MunichReview by Peter T. Chattaway |
posted 12/23/2005
2 of 4

Ephraim (Geoffrey Rush, right) is the Mossad chief who trains Avner
The film also has a strange habit of linking sex and violence and dwelling on that link. While this element simmers in some of the early scenes, like the one where the girlfriend of one of Avner's terrorist contacts comes on to him, it becomes more explicit later on. One subplot concerns the team's fatal encounter with a perfumed woman (The Barbarian Invasions' Marie-Josée Croze), and Spielberg makes a point of displaying the naked bodies of the dead (although, as per the usual double standard, the woman's body is more clearly exposed than the man's). Then there is the daring, climactic sequence in which Avner has sex with his wife even as he is tormented by thoughts of the Munich massacre. (Just as Private Ryan was haunted by memories of things that had actually happened to someone else, so too Avner experiences the events of Munich in flashback as though he had been there.)
This last scene reflects the way that, for some Jews at least, procreation itself has become a political act; this apparently includes Avner's mother (Gila Almagor), who appears to have had her son not so much for his own sake but to ensure the continuation of Israel. (For Palestinians, too, birth rates can be a big deal; in Paradise Now, a taxi driver boasts about the quality of his sperm and the size of his family.) The relationship between family and politics also comes up when Avner meets Papa (Michael Lonsdale), the head of a mysterious French family that sells information to terrorists of all persuasions. Papa seems to like Avner more than his own son Louis (Mathieu Amalric), who is Avner's main contact with the family; but, notes Papa ruefully, Avner himself is not family.
Some of the film's critics have accused Spielberg of breaking faith, as it were, with his own people, because his film is critical of Israeli tactics. Not only does Munich question the practical use of assassination squads—Avner's team, by bribing various terrorist contacts, actually pumps Israeli money into the terrorist network, and some of Avner's "successes" create power vacuums that are filled by even worse villains like Carlos the Jackal—it also questions the moral justification for such squads. Carl suggests that the tactics used by the Israelis and the Palestinians may not be all that different in the end, and Robert protests that Jews are supposed to be "righteous," instead of sinking to their enemies' level.

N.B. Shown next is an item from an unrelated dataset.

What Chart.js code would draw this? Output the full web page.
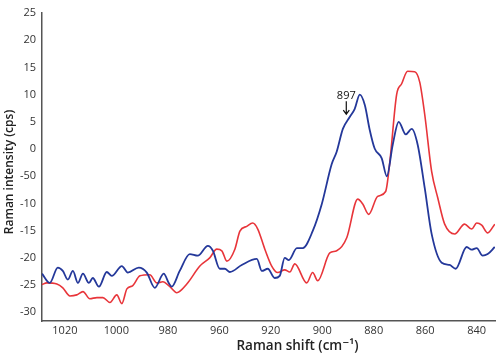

Bombs expert Robert (Mathiew Kassovitz, left), with Avner, at one point questions if the Mossad are sinking to the terrorists' level
These are troubling claims, since, as Jonas puts it, when counter-terrorists such as Avner and his team make a point of not targeting innocent civilians, there is as great a difference between terrorism and what they do as there is between war crimes and acts of war. But it would be wrong to say, as some have done, that the film, by raising these questions, is anti-Semitic. While the film is ambivalent on the question of whether Israel ought to exist, its critique of counter-terrorism is expressed in very Jewish terms, and the fact that it is the Jews who wrestle with their consciences actually reflects rather well on them. In contrast, the few Arab terrorists we meet never question their methods—methods which are, of course, much worse, even if the film isn't as clear on that point as it should be.